━━ Data section
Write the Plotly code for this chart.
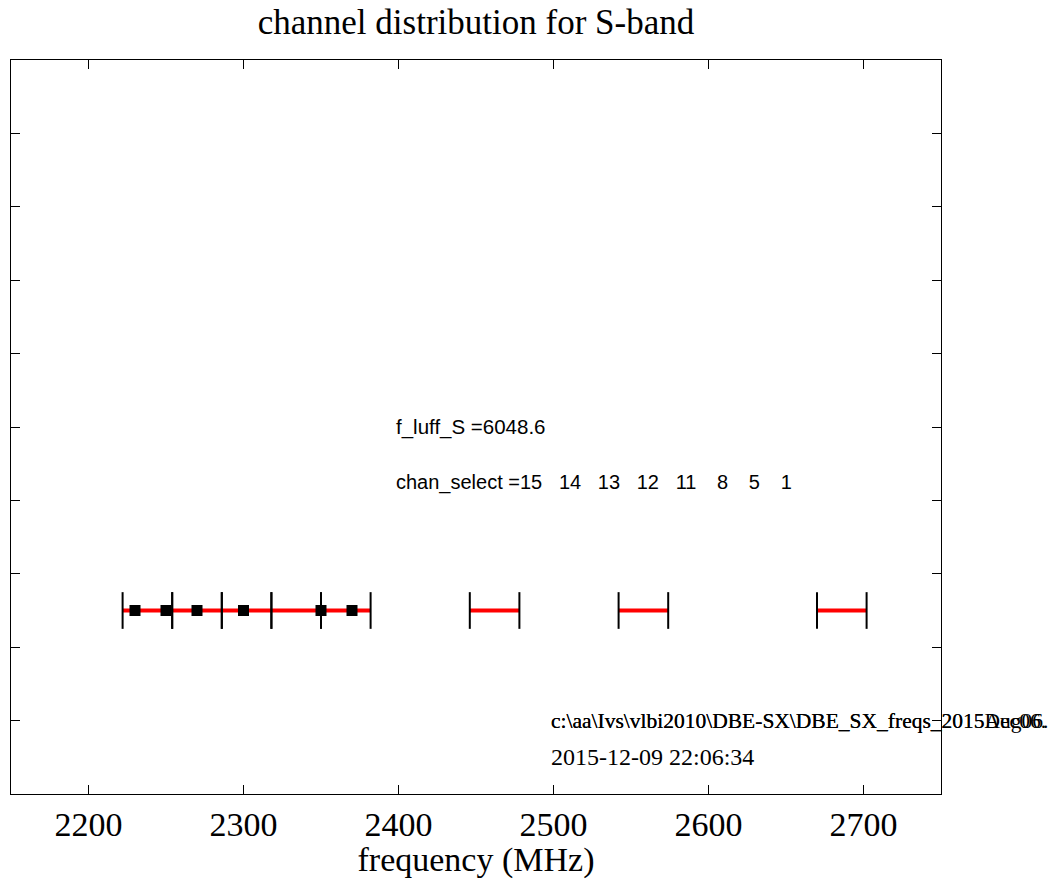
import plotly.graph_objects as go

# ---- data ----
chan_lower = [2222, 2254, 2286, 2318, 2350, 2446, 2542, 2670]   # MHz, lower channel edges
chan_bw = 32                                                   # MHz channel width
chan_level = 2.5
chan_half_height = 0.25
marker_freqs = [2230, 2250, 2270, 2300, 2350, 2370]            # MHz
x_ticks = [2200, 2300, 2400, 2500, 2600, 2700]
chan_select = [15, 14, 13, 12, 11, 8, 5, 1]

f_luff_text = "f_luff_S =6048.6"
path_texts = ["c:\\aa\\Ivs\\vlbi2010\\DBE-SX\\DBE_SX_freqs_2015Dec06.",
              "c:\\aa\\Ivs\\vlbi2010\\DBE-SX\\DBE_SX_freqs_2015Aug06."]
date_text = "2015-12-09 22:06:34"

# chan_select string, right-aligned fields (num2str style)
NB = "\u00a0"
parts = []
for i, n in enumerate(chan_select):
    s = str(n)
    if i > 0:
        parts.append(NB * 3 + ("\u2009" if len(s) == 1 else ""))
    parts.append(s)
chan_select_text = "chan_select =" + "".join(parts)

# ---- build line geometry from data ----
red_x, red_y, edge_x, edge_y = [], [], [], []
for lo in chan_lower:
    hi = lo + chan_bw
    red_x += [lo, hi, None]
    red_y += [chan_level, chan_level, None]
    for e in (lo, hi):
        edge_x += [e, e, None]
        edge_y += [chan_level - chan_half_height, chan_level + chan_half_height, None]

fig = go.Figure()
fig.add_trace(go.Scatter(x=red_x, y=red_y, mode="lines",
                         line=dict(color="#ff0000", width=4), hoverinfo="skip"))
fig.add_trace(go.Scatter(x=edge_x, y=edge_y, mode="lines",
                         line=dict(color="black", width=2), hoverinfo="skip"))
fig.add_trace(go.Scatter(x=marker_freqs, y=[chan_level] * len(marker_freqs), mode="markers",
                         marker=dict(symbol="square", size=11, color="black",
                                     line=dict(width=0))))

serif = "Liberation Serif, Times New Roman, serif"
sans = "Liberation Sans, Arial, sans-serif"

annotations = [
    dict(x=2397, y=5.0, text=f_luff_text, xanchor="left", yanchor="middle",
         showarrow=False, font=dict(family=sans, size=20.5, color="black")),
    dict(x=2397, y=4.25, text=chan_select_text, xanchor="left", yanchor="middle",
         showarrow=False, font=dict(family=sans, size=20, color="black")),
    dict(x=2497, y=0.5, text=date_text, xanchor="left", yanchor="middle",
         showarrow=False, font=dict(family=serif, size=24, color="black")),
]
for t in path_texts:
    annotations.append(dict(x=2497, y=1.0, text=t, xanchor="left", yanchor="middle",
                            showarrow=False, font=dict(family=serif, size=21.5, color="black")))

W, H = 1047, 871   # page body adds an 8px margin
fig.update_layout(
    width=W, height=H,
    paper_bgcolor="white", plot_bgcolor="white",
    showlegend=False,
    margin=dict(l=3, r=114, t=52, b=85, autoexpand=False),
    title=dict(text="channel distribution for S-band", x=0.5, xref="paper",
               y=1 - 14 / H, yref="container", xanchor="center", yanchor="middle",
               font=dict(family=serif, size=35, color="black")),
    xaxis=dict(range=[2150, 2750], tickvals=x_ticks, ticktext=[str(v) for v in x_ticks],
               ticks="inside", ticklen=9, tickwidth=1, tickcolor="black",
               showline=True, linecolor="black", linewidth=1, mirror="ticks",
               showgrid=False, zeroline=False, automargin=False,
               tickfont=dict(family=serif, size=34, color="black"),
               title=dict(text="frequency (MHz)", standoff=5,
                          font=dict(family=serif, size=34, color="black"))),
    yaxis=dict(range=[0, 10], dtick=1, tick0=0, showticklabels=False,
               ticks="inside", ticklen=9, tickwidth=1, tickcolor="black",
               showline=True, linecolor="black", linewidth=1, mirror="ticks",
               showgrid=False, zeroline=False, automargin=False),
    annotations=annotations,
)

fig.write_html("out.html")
━━━━
● Your instructions: Copy out all the data without changing anything, and drop the pictures.

● Task answer:
Write the Plotly code for this chart.
import plotly.graph_objects as go

# ---- data ----
chan_lower = [2222, 2254, 2286, 2318, 2350, 2446, 2542, 2670]   # MHz, lower channel edges
chan_bw = 32                                                   # MHz channel width
chan_level = 2.5
chan_half_height = 0.25
marker_freqs = [2230, 2250, 2270, 2300, 2350, 2370]            # MHz
x_ticks = [2200, 2300, 2400, 2500, 2600, 2700]
chan_select = [15, 14, 13, 12, 11, 8, 5, 1]

f_luff_text = "f_luff_S =6048.6"
path_texts = ["c:\\aa\\Ivs\\vlbi2010\\DBE-SX\\DBE_SX_freqs_2015Dec06.",
              "c:\\aa\\Ivs\\vlbi2010\\DBE-SX\\DBE_SX_freqs_2015Aug06."]
date_text = "2015-12-09 22:06:34"

# chan_select string, right-aligned fields (num2str style)
NB = "\u00a0"
parts = []
for i, n in enumerate(chan_select):
    s = str(n)
    if i > 0:
        parts.append(NB * 3 + ("\u2009" if len(s) == 1 else ""))
    parts.append(s)
chan_select_text = "chan_select =" + "".join(parts)

# ---- build line geometry from data ----
red_x, red_y, edge_x, edge_y = [], [], [], []
for lo in chan_lower:
    hi = lo + chan_bw
    red_x += [lo, hi, None]
    red_y += [chan_level, chan_level, None]
    for e in (lo, hi):
        edge_x += [e, e, None]
        edge_y += [chan_level - chan_half_height, chan_level + chan_half_height, None]

fig = go.Figure()
fig.add_trace(go.Scatter(x=red_x, y=red_y, mode="lines",
                         line=dict(color="#ff0000", width=4), hoverinfo="skip"))
fig.add_trace(go.Scatter(x=edge_x, y=edge_y, mode="lines",
                         line=dict(color="black", width=2), hoverinfo="skip"))
fig.add_trace(go.Scatter(x=marker_freqs, y=[chan_level] * len(marker_freqs), mode="markers",
                         marker=dict(symbol="square", size=11, color="black",
                                     line=dict(width=0))))

serif = "Liberation Serif, Times New Roman, serif"
sans = "Liberation Sans, Arial, sans-serif"

annotations = [
    dict(x=2397, y=5.0, text=f_luff_text, xanchor="left", yanchor="middle",
         showarrow=False, font=dict(family=sans, size=20.5, color="black")),
    dict(x=2397, y=4.25, text=chan_select_text, xanchor="left", yanchor="middle",
         showarrow=False, font=dict(family=sans, size=20, color="black")),
    dict(x=2497, y=0.5, text=date_text, xanchor="left", yanchor="middle",
         showarrow=False, font=dict(family=serif, size=24, color="black")),
]
for t in path_texts:
    annotations.append(dict(x=2497, y=1.0, text=t, xanchor="left", yanchor="middle",
                            showarrow=False, font=dict(family=serif, size=21.5, color="black")))

W, H = 1047, 871   # page body adds an 8px margin
fig.update_layout(
    width=W, height=H,
    paper_bgcolor="white", plot_bgcolor="white",
    showlegend=False,
    margin=dict(l=3, r=114, t=52, b=85, autoexpand=False),
    title=dict(text="channel distribution for S-band", x=0.5, xref="paper",
               y=1 - 14 / H, yref="container", xanchor="center", yanchor="middle",
               font=dict(family=serif, size=35, color="black")),
    xaxis=dict(range=[2150, 2750], tickvals=x_ticks, ticktext=[str(v) for v in x_ticks],
               ticks="inside", ticklen=9, tickwidth=1, tickcolor="black",
               showline=True, linecolor="black", linewidth=1, mirror="ticks",
               showgrid=False, zeroline=False, automargin=False,
               tickfont=dict(family=serif, size=34, color="black"),
               title=dict(text="frequency (MHz)", standoff=5,
                          font=dict(family=serif, size=34, color="black"))),
    yaxis=dict(range=[0, 10], dtick=1, tick0=0, showticklabels=False,
               ticks="inside", ticklen=9, tickwidth=1, tickcolor="black",
               showline=True, linecolor="black", linewidth=1, mirror="ticks",
               showgrid=False, zeroline=False, automargin=False),
    annotations=annotations,
)

fig.write_html("out.html")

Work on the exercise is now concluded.